Lo sabemos en Guatemala, y nos lo recuerdan los analistas del exterior: el desarrollo del país requiere de reformas profundas, empezando por el sistema político. Pero el establishment de la vieja política se resiste a reconocerlo
La semana pasada la calificadora de riesgo Standard
& Poor´s redujo la calificación de Guatemala y, con ello, envía
directamente una advertencia a los mercados financieros internacionales sobre
el deterioro en el clima de negocios del país. Las razones de tan drástica
decisión radican en que la calificadora (que durante años ha alertado sobre los
peligros del lento crecimiento de la economía guatemalteca) percibe que la
debilidad de las instituciones estatales y el deterioro de la situación
política –que deriva en la incapacidad del sistema político de lograr acuerdos
para impulsar las reformas que el país necesita- se han convertido en serios
obstáculos para que el aparato productivo funcione adecuadamente.

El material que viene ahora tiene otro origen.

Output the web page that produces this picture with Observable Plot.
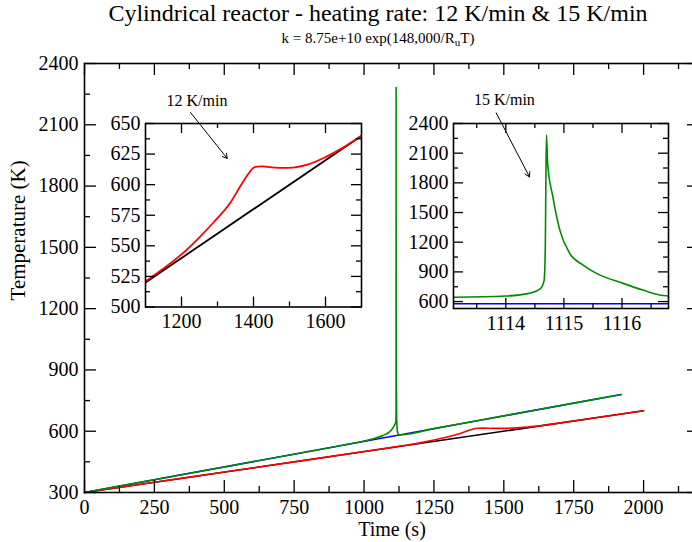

Esta rebaja de la calificación es también un severo
llamado de atención a las autoridades nacionales y a los liderazgos políticos y
económicos, para que abandonen las absurdas confrontaciones sobre temas menores
y se concentren en impulsar las reformas sobre los temas que en verdad son
importantes: el sistema de justicia, el servicio civil, las compras y contrataciones
del Estado (incluyendo la infraestructura) y, principalmente, la reforma
profunda del sistema político, el cual se ha convertido en un lastre para el
desarrollo del país.
La reforma del sistema electoral y de partidos
políticos resulta esencial no solo para darle viabilidad al funcionamiento del
aparato económico, sino también para la propia sobrevivencia del sistema
democrático: la falta de legitimidad de la política (y de los políticos) está
ocasionando un profundo desencanto y una peligrosa indignación en la
ciudadanía, que cada día se siente menos identificada con las instituciones
republicanas y con la propia democracia, configurando un campo fértil para la
ingobernabilidad y el caos permanente.
Pero a pesar de las señales tan claras que reclaman
reformas institucionales profundas, el establishment
político permanece impávido y reacio al cambio. La vieja política se
resiste a escuchar el reclamo generalizado: “ustedes no me representan”. El
mismo día en que se anunció la rebaja en la calificación del país, la Comisión
de Asuntos Electorales del Congreso rechazaba incluir en la reforma electoral
temas tan esenciales como el de abrir los listados electorales para poder
elegir por nombre a los candidatos, o el de reducir el tamaño de los distritos
electorales.
Los cambios básicos para reformar el sistema político
(sobre los cuales existe ya un elevado consenso entre diversos tanques de
pensamiento, organizaciones sociales, y analistas políticos) se enfocan en tres
temas: (1) incrementar la representatividad y legitimidad de los electos mediante
un sistema de un voto a la persona –no por listados-, y la creación de
sub-distritos electoral que acerquen al votante con el candidato; (2) reducir las
barreras de participación, facilitando la constitución y funcionamiento de las
agrupaciones partidarias; y, (3) fortalecer la independencia del Tribunal
Supremo Electoral, haciendo que la elección de cada magistrado sea de forma
individual y la renovación del pleno sea de forma escalonada (traslapada).